◆ **Collected material**
════
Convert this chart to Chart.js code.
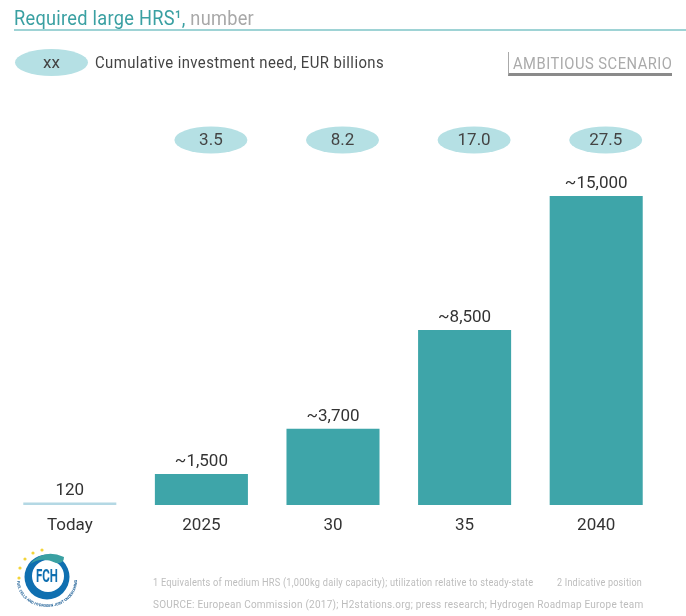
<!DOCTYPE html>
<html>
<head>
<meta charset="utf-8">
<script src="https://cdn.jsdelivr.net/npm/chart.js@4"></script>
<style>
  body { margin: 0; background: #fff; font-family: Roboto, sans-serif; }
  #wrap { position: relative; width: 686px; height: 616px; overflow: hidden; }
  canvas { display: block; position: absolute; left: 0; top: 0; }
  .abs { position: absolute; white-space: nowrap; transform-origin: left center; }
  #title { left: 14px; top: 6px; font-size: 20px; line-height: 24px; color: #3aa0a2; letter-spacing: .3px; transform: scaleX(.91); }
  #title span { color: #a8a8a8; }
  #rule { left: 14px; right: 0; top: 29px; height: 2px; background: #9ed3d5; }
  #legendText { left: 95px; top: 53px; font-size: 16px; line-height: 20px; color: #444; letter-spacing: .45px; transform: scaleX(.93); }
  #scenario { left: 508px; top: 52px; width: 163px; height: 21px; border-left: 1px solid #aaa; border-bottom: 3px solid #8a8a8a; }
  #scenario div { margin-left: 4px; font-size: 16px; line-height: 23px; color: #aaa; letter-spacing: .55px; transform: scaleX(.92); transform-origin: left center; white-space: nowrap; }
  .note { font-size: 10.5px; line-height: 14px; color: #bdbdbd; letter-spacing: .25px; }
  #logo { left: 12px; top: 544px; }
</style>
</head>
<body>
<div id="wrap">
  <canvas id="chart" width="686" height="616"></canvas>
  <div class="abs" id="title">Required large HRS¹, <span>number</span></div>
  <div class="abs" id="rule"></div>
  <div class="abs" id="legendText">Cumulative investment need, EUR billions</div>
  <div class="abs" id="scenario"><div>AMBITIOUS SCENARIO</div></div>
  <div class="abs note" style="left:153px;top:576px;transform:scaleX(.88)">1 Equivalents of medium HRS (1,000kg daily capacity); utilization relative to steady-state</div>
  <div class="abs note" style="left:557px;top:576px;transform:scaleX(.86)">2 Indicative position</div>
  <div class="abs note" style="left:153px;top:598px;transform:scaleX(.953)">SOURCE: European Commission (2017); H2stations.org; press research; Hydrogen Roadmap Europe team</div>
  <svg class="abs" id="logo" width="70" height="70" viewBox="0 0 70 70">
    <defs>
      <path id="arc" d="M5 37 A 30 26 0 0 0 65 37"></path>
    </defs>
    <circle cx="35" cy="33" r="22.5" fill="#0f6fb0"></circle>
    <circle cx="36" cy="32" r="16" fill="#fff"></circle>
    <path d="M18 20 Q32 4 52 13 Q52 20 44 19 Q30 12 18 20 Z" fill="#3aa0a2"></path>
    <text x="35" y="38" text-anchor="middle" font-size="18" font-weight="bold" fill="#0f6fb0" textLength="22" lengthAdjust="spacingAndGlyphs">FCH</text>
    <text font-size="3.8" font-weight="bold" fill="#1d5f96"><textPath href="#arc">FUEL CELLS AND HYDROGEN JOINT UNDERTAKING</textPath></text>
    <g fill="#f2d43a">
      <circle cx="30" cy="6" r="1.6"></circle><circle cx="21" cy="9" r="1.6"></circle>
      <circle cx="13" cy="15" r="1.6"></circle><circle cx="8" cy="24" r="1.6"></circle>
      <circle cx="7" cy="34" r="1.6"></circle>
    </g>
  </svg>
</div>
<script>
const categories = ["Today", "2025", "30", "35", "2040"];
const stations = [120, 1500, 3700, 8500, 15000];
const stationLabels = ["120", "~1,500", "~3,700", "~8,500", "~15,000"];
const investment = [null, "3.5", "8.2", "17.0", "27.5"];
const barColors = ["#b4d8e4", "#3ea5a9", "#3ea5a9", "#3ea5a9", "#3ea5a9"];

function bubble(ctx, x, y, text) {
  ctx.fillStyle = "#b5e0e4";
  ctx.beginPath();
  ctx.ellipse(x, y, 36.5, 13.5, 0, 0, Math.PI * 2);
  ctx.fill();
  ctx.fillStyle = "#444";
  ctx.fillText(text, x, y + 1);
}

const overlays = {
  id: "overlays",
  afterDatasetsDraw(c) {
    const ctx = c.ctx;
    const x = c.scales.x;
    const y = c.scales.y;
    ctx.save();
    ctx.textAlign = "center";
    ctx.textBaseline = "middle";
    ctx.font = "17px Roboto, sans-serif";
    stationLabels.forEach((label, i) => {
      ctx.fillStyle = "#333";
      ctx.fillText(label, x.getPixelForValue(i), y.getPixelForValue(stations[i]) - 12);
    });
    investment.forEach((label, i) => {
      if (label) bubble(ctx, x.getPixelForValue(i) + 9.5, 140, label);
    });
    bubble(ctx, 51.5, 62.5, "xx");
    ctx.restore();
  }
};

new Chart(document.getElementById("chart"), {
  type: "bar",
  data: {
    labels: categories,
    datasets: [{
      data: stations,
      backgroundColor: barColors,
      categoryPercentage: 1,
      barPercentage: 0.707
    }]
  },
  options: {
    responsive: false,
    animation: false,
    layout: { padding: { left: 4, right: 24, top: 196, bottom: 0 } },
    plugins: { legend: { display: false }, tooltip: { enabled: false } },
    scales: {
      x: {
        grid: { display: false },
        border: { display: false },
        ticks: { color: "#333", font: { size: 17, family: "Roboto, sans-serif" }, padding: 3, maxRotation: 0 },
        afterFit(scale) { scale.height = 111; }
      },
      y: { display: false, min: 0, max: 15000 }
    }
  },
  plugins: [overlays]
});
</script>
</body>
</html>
════
◆ **Task requirements**
Every line of the data should be copied as it stands, without the images.

◆ **Written reply**
Convert this chart to Chart.js code.
<!DOCTYPE html>
<html>
<head>
<meta charset="utf-8">
<script src="https://cdn.jsdelivr.net/npm/chart.js@4"></script>
<style>
  body { margin: 0; background: #fff; font-family: Roboto, sans-serif; }
  #wrap { position: relative; width: 686px; height: 616px; overflow: hidden; }
  canvas { display: block; position: absolute; left: 0; top: 0; }
  .abs { position: absolute; white-space: nowrap; transform-origin: left center; }
  #title { left: 14px; top: 6px; font-size: 20px; line-height: 24px; color: #3aa0a2; letter-spacing: .3px; transform: scaleX(.91); }
  #title span { color: #a8a8a8; }
  #rule { left: 14px; right: 0; top: 29px; height: 2px; background: #9ed3d5; }
  #legendText { left: 95px; top: 53px; font-size: 16px; line-height: 20px; color: #444; letter-spacing: .45px; transform: scaleX(.93); }
  #scenario { left: 508px; top: 52px; width: 163px; height: 21px; border-left: 1px solid #aaa; border-bottom: 3px solid #8a8a8a; }
  #scenario div { margin-left: 4px; font-size: 16px; line-height: 23px; color: #aaa; letter-spacing: .55px; transform: scaleX(.92); transform-origin: left center; white-space: nowrap; }
  .note { font-size: 10.5px; line-height: 14px; color: #bdbdbd; letter-spacing: .25px; }
  #logo { left: 12px; top: 544px; }
</style>
</head>
<body>
<div id="wrap">
  <canvas id="chart" width="686" height="616"></canvas>
  <div class="abs" id="title">Required large HRS¹, <span>number</span></div>
  <div class="abs" id="rule"></div>
  <div class="abs" id="legendText">Cumulative investment need, EUR billions</div>
  <div class="abs" id="scenario"><div>AMBITIOUS SCENARIO</div></div>
  <div class="abs note" style="left:153px;top:576px;transform:scaleX(.88)">1 Equivalents of medium HRS (1,000kg daily capacity); utilization relative to steady-state</div>
  <div class="abs note" style="left:557px;top:576px;transform:scaleX(.86)">2 Indicative position</div>
  <div class="abs note" style="left:153px;top:598px;transform:scaleX(.953)">SOURCE: European Commission (2017); H2stations.org; press research; Hydrogen Roadmap Europe team</div>
  <svg class="abs" id="logo" width="70" height="70" viewBox="0 0 70 70">
    <defs>
      <path id="arc" d="M5 37 A 30 26 0 0 0 65 37"></path>
    </defs>
    <circle cx="35" cy="33" r="22.5" fill="#0f6fb0"></circle>
    <circle cx="36" cy="32" r="16" fill="#fff"></circle>
    <path d="M18 20 Q32 4 52 13 Q52 20 44 19 Q30 12 18 20 Z" fill="#3aa0a2"></path>
    <text x="35" y="38" text-anchor="middle" font-size="18" font-weight="bold" fill="#0f6fb0" textLength="22" lengthAdjust="spacingAndGlyphs">FCH</text>
    <text font-size="3.8" font-weight="bold" fill="#1d5f96"><textPath href="#arc">FUEL CELLS AND HYDROGEN JOINT UNDERTAKING</textPath></text>
    <g fill="#f2d43a">
      <circle cx="30" cy="6" r="1.6"></circle><circle cx="21" cy="9" r="1.6"></circle>
      <circle cx="13" cy="15" r="1.6"></circle><circle cx="8" cy="24" r="1.6"></circle>
      <circle cx="7" cy="34" r="1.6"></circle>
    </g>
  </svg>
</div>
<script>
const categories = ["Today", "2025", "30", "35", "2040"];
const stations = [120, 1500, 3700, 8500, 15000];
const stationLabels = ["120", "~1,500", "~3,700", "~8,500", "~15,000"];
const investment = [null, "3.5", "8.2", "17.0", "27.5"];
const barColors = ["#b4d8e4", "#3ea5a9", "#3ea5a9", "#3ea5a9", "#3ea5a9"];

function bubble(ctx, x, y, text) {
  ctx.fillStyle = "#b5e0e4";
  ctx.beginPath();
  ctx.ellipse(x, y, 36.5, 13.5, 0, 0, Math.PI * 2);
  ctx.fill();
  ctx.fillStyle = "#444";
  ctx.fillText(text, x, y + 1);
}

const overlays = {
  id: "overlays",
  afterDatasetsDraw(c) {
    const ctx = c.ctx;
    const x = c.scales.x;
    const y = c.scales.y;
    ctx.save();
    ctx.textAlign = "center";
    ctx.textBaseline = "middle";
    ctx.font = "17px Roboto, sans-serif";
    stationLabels.forEach((label, i) => {
      ctx.fillStyle = "#333";
      ctx.fillText(label, x.getPixelForValue(i), y.getPixelForValue(stations[i]) - 12);
    });
    investment.forEach((label, i) => {
      if (label) bubble(ctx, x.getPixelForValue(i) + 9.5, 140, label);
    });
    bubble(ctx, 51.5, 62.5, "xx");
    ctx.restore();
  }
};

new Chart(document.getElementById("chart"), {
  type: "bar",
  data: {
    labels: categories,
    datasets: [{
      data: stations,
      backgroundColor: barColors,
      categoryPercentage: 1,
      barPercentage: 0.707
    }]
  },
  options: {
    responsive: false,
    animation: false,
    layout: { padding: { left: 4, right: 24, top: 196, bottom: 0 } },
    plugins: { legend: { display: false }, tooltip: { enabled: false } },
    scales: {
      x: {
        grid: { display: false },
        border: { display: false },
        ticks: { color: "#333", font: { size: 17, family: "Roboto, sans-serif" }, padding: 3, maxRotation: 0 },
        afterFit(scale) { scale.height = 111; }
      },
      y: { display: false, min: 0, max: 15000 }
    }
  },
  plugins: [overlays]
});
</script>
</body>
</html>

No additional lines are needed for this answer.